Defra: Smarter Guidance project
Scroll content designers help Defra reduce its published guidance by 80%
A Scroll team provided the content expertise for Defra’s Smarter Guidance programme, radically streamlining and improving all Defra’s guidance on GOV.UK.
Defra chose Scroll to help them deliver this ambitious programme because of our experience with content design and stakeholder management in government.
In 2012, Defra and its agencies owned 120,000 pages of guidance across multiple websites. Guidance was often out of date, overlapping or unclear. Businesses reported that guidance was difficult and time-consuming to read and understand. 75% of businesses saw lack of clear information as a barrier to compliance.
The Smarter Guidance programme made guidance simpler and clearer, by stripping out duplicates, archiving old content and radically rewriting current guidance. The goal was to reduce guidance content by 80%, without leaving gaps in what people need to know.

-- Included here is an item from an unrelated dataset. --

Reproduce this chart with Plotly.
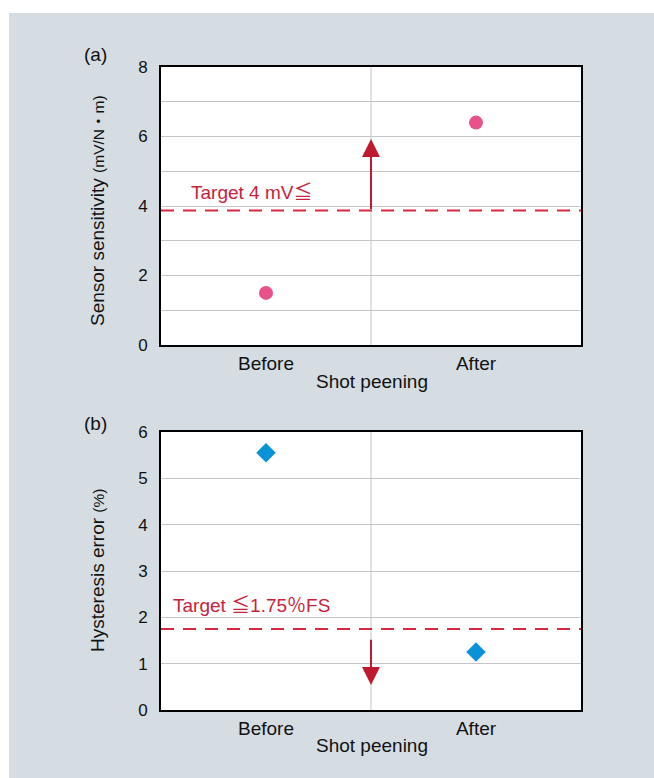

Scroll supplied a team of content designers, the content lead and the head of content, to scope and deliver the work. The team used agile methods – agile is the best way to get excellent results, fast. We needed to get moving – there was a mountain of 120,000 pages to review, sort, archive or rewrite.
As always, we started with user needs – working out what users of this guidance really needed from it. We used analytics, direct user research, transaction and call centre reports to give us an evidence-based foundation for the redesigned content.
Part of our user research was to check what language people actually use. For example, government officials call the implement for tagging cattle an ‘applicator’. Farmers call them ‘taggers’. So, we say ‘taggers’ in the new guidance.
Then the content designers wrote and structured each piece of guidance to meet the user need. Scroll content designers use plain English as standard, and are experts in designing content for GOV.UK.
Each piece of guidance went through quality assurance and factcheck by subject matter experts. This sometimes meant advocating for the content against strong challenges from stakeholders. Scroll’s content teams have delivered several major government projects, so we know how to keep stakeholders onside and projects on track.
Defra has a complicated role and a complicated audience.
The department leads on a range of environmental, food, farming and rural issues.
Its audiences are specialist – from farmers and landowners to foresters, environmental managers and food import/export businesses.